Serendipitously about a year ago I happened to listen to "This I Believe". It was about a woman who had suddenly lost her mother and wished she had known her better. I was so struck by the piece because I too had lost my mother suddenly when I was a child and I have spent the past 25 years wishing I could ask her questions about her life.
There are many things I can ask my Dad, my Grandfather, or Aunts and Uncles about, but it was the little things I wanted to know - the smaller pieces that when put together make a more complete picture. I didn't know who she first voted for when she turned 18, what her first impressions were of my father, how she took her coffee (if she even drank it), and where she longed to travel.
So last year I sat down with a pen and began to write down some things about me that might be forgotten over time. It's wasn't a journal - I absolutely don't have the self discipline for that - but it was a collection of some of my little jigsaw puzzle pieces.
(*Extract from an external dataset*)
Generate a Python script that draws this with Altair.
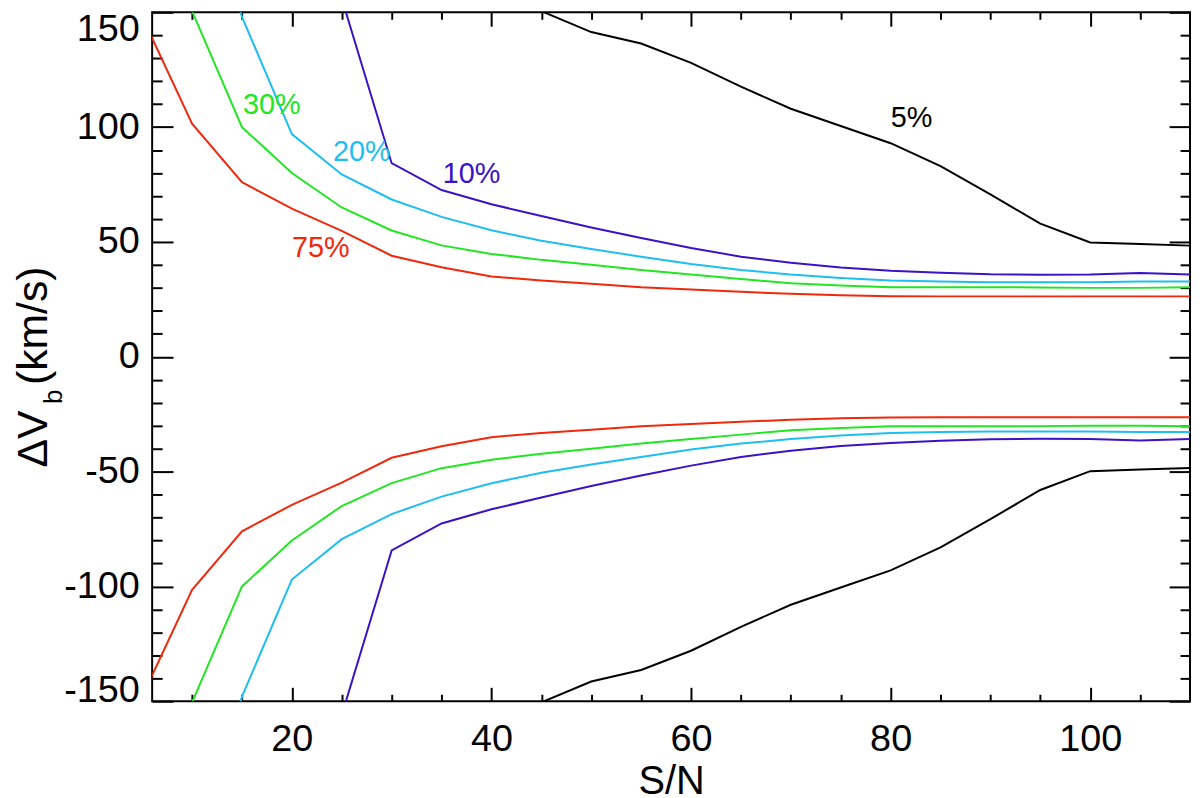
import altair as alt
import pandas as pd

# S/N values of the simulations
sn = [5, 10, 15, 20, 25, 30, 35, 40, 45, 50, 55, 60, 65, 70, 75, 80, 85, 90, 95, 100, 105, 110]

# half-width Delta V_b (km/s) for each level (None = off the plot)
dv_5 = [None, None, None, None, None, None, 178, 162, 150.5, 141.4, 136.4, 128, 117.6, 108,
        100.5, 93, 83, 70.7, 58, 49.8, 49.1, 48.4]
dv_10 = [None, None, None, 235, 156, 84.3, 72.6, 66.4, 61.3, 56.3, 51.7, 47.4, 43.6, 40.9,
         38.9, 37.5, 36.6, 35.9, 35.7, 35.8, 36.5, 35.8]
dv_20 = [None, 225, 148, 97, 79.4, 68.5, 60.9, 55.1, 50.5, 46.9, 43.6, 40.4, 37.8, 35.8,
         34.3, 33.2, 32.8, 32.5, 32.5, 32.5, 32.8, 32.8]
dv_30 = [215, 150.5, 100, 80, 65, 55, 48.5, 44.8, 42.2, 40.1, 37.8, 35.8, 33.9, 32,
         31, 30.3, 30.3, 30.3, 30.2, 30, 30, 30.3]
dv_75 = [148, 101.5, 76, 64.5, 54.8, 44, 39, 35, 33.2, 31.8, 30.3, 29.3, 28.3, 27.4,
         26.8, 26.4, 26.3, 26.3, 26.3, 26.3, 26.3, 26.3]

levels = ["5%", "10%", "20%", "30%", "75%"]
colors = ["#000000", "#3a12c8", "#1ebef0", "#22e622", "#f0280c"]
curves = [dv_5, dv_10, dv_20, dv_30, dv_75]

# in-plot labels
label_sn = [82.1, 38.0, 27.0, 18.0, 22.9]
label_dv = [104.0, 79.4, 89.0, 109.8, 47.3]

# axis ticks
x_major = [20, 40, 60, 80, 100]
x_minor = [10, 15, 25, 30, 35, 45, 50, 55, 65, 70, 75, 85, 90, 95, 105]
y_major = [-150, -100, -50, 0, 50, 100, 150]
y_minor = [-140, -130, -120, -110, -90, -80, -70, -60, -40, -30, -20, -10,
           10, 20, 30, 40, 60, 70, 80, 90, 110, 120, 130, 140]

FONT = "Liberation Sans, Arial, sans-serif"

rows = []
for lev, vals in zip(levels, curves):
    for s, v in zip(sn, vals):
        if v is None:
            continue
        rows.append({"sn": s, "dv": v, "level": lev, "branch": lev + "+"})
        rows.append({"sn": s, "dv": -v, "level": lev, "branch": lev + "-"})
df = pd.DataFrame(rows)

xs = alt.Scale(domain=[6, 110], nice=False, zero=False)
ys = alt.Scale(domain=[-150, 150], nice=False, zero=False)
color = alt.Color("level:N", scale=alt.Scale(domain=levels, range=colors), legend=None)

# end labels of the y axis sit inside the frame
y_label_baseline = {
    "condition": [
        {"test": "datum.value == 150", "value": "top"},
        {"test": "datum.value == -150", "value": "alphabetic"},
    ],
    "value": "middle",
}
y_label_offset = {"condition": {"test": "datum.value == 150", "value": -2}, "value": 0}

lines = alt.Chart(df).mark_line(strokeWidth=2, clip=True).encode(
    x=alt.X("sn:Q", scale=xs, axis=alt.Axis(
        orient="bottom", values=x_major, ticks=False, domain=False,
        labelFontSize=38, labelPadding=20, labelFlush=False,
        title="S/N", titleFontSize=40, titleFontWeight="normal",
        titleBaseline="alphabetic", titlePadding=35)),
    y=alt.Y("dv:Q", scale=ys, axis=alt.Axis(
        orient="left", values=y_major, ticks=False, domain=False,
        labelFontSize=38, labelPadding=13, labelFlush=False,
        labelBaseline=y_label_baseline, labelOffset=y_label_offset,
        labelExpr="'' + datum.value", title=None)),
    color=color,
    detail="branch:N",
)


def tick_layer(x_vals, x_len, x_orient, y_vals, y_len, y_orient):
    # invisible layer that only carries inward-pointing ticks
    return alt.Chart(df).mark_line(strokeOpacity=0).encode(
        x=alt.X("sn:Q", scale=xs, axis=alt.Axis(
            orient=x_orient, values=x_vals, tickSize=x_len, offset=-x_len,
            labels=False, domain=False, title=None)),
        y=alt.Y("dv:Q", scale=ys, axis=alt.Axis(
            orient=y_orient, values=y_vals, tickSize=y_len, offset=-y_len,
            labels=False, domain=False, title=None)),
        detail="branch:N",
    )


ticks = [
    tick_layer(x_major, 14, "bottom", y_major, 21, "left"),
    tick_layer(x_minor, 7, "bottom", y_minor, 10, "left"),
    tick_layer(x_major, 14, "top", y_major, 21, "right"),
    tick_layer(x_minor, 7, "top", y_minor, 10, "right"),
]

lab_df = pd.DataFrame({"sn": label_sn, "dv": label_dv, "level": levels})
labels = alt.Chart(lab_df).mark_text(
    fontSize=29, font=FONT, align="center", baseline="middle"
).encode(
    x=alt.X("sn:Q", scale=xs, axis=None),
    y=alt.Y("dv:Q", scale=ys, axis=None),
    text="level:N",
    color=color,
)


def title_part(txt, size, px, py):
    return alt.Chart(pd.DataFrame({"t": [txt]})).mark_text(
        angle=270, align="left", baseline="alphabetic", fontSize=size, font=FONT, color="black"
    ).encode(x=alt.value(px), y=alt.value(py), text="t:N")


y_title = [
    title_part("\u0394V", 43, -106, 458),
    title_part("b", 26, -91, 394),
    title_part("(km/s)", 43, -106, 375),
]

chart = alt.layer(lines, *ticks, labels, *y_title).resolve_axis(
    x="independent", y="independent"
).properties(
    width=1044,
    height=693,
    autosize=alt.AutoSizeParams(type="none"),
    padding={"left": 145, "top": 2, "right": 2, "bottom": 95},
).configure_view(
    stroke="black", strokeWidth=2
).configure_axis(
    grid=False, labelFont=FONT, titleFont=FONT, labelColor="black",
    titleColor="black", tickColor="black", tickWidth=2
)

chart.save("out.html", embed_options={"renderer": "svg", "actions": False})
I voted Labour in 1996, thought my husband was far too handsome to be a nice person (thankfully I couldn't have been more wrong), milk with 1 sugar, and I have a hankering to take a trip on the Trans Siberian Railway. It's a work in progress.
I hope, of course, that I will share a long, healthy and happy life with my treasured children, a life that will be filled with all sorts of questions and answers. But if for some reason I can't, this little notebook will hopefully help them know me a little better, and answer some of the questions they might have, or provide answers to questions they didn't even know they wanted to ask.
So my challenge is to think about what stories you have that you would like your children to know about you, and to write them down. And if you're really lucky and you still can, ask your mum those questions you've always wanted to, because I also believe that we should truly know our mothers.
What a wonderful idea. And so beautifully written. I'm sad you weren't able to ask your mother those little questions and the big ones as well.